When Garibaldi reached the palace of Marquis Mangilli, the citizens filling the square called him to the balcony, applauding without cease. He came out to greet the people and gave a brief speech, touching on the events that led to the freedom and unification of Italy, but speaking also of what Italians still had to do to make Rome their capital. The event is commemorated by a stone placed on the facade of the CISM building in 1882, on the death of Garibaldi: “AT THE PROUD ANNOUNCEMENT / GARIBALDI IS DEAD / THE PEOPLE OF UDINE / IN THE SACRED HARMONY OF GRIEF / WRITE INDELEBLY / MARCH 1st 1877 / WHEN / FROM THIS BUILDING / THE GREAT HERO / SPOKE OF COUNTRY AND GLORY”.

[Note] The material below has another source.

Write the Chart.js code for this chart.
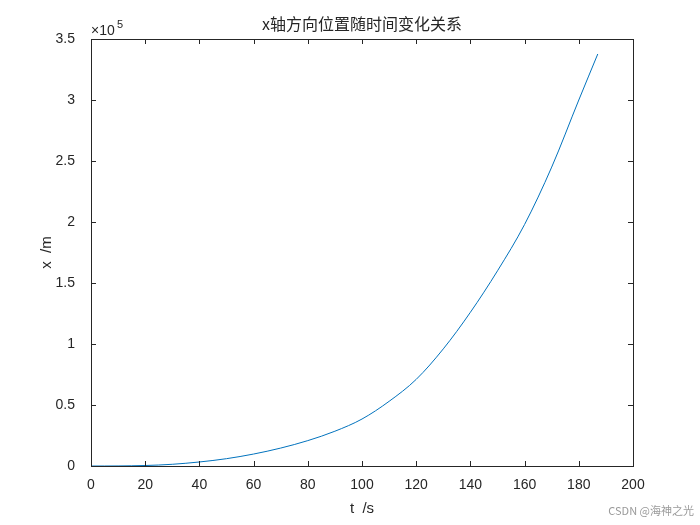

At the beginning of the 20th century, the palace was partly given over to other uses before being purchased, in 1924, by Count Alessandro del Torso who moved there with his family. The last great society event which took place in the rooms of the Palazzo del Torso, “in an atmosphere of discretion and great hauteur among the guests”, was the sumptuous ball organized in honour of the Prince of Piedmont, who visited Udine in 1935.

Count Alessandro del Torso ceded the palace to the Udine Municipality “with the expressed wish that it should be devoted to cultural activities”. Thus, in agreement with the count’s widow, the Municipality gave the use of to CISM, at the foundation of the Centre in late 1968. The splendid park near the palace was preserved by a ministerial decree, and sold in spring 1970 to the Udine Municipality by the count’s widow. It is now a public park, a truly pleasant green oasis of about 3,000 square metres in the heart of the city.